When we introduced the graph, we saw that the nodes represented an operation and pointed to other operations (or a scalar if we were at the end of the graph). This scalar (often denoted $L$ ) represents a loss function. We will come back to this function later. It is important to understand that $L$ shows the performance of the model, so the lower $L$ is, the better the model performs. We therefore seek to optimize the parameters according to $L$ .

Standard operations - gradients

To do this, we will start by calculating the gradients of each tensor according to the topological order given above. We will therefore start with $L$ , since its gradient is trivially equal to 1.

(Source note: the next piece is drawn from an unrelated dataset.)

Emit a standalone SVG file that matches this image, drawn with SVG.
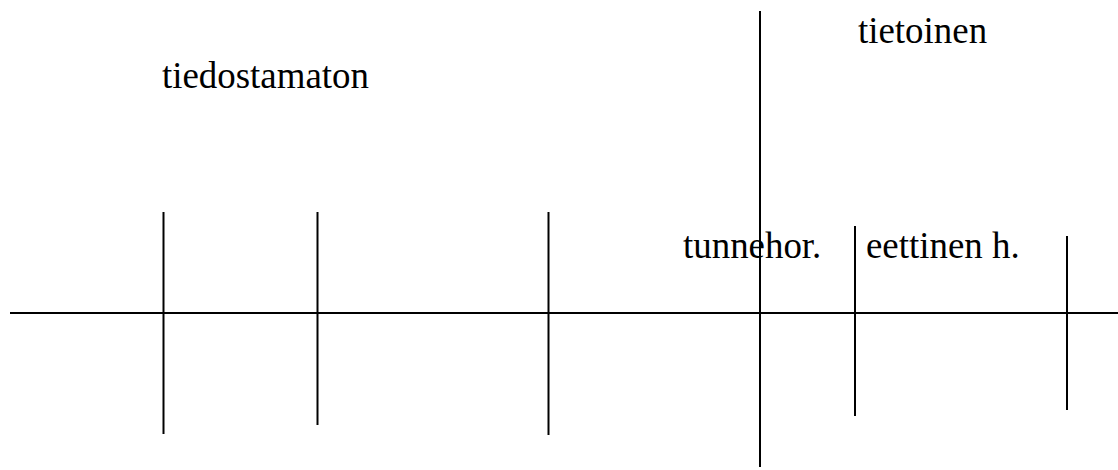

Next, we will calculate the gradient of each node in reverse topological order using the gradients already calculated.

The goal is to calculate the gradient of A, B (or A) given the gradient of f(A, B) (or f(A)).

Addition

Let $L:\mathcal T\to\mathbb R$ be differentiable and $f:\mathcal T^2\to\mathcal T$ , $f(A,B)=A+B$ . Let $Y=f(A,B)$ and $G=\nabla_Y L\big|_{Y=f(A,B)} \in \mathcal T$

A part of the graph (the application of $f$ ) therefore looks like this:

First, let us note that

dY = Df(A, B)[dA, dB] = dA+dB

\text{car } f(A+dA, B+dB)-f(A, B) = dA+dB

Expanding $L\circ f$ and thanks to the chain rule and the definition of the differential, we have:

\mathrm D(L \circ f)(A,B)[\mathrm dA,\mathrm dB] = \mathrm DL\big(f(A,B)\big)\big[\,\mathrm Df(A,B)[\mathrm dA,\mathrm dB]\,\big]

= dL(Y)[dY] = \langle G, dY \rangle

= \langle G,\ \mathrm dA+\mathrm dB\rangle = \langle G, \mathrm dA \rangle + \langle G, \mathrm dB \rangle

Furthermore, (definition)

\mathrm D(L \circ f)(A,B)[\mathrm dA,\mathrm dB] = \langle \nabla_A L,\,\mathrm dA\rangle + \langle \nabla_B L,\,\mathrm dB\rangle.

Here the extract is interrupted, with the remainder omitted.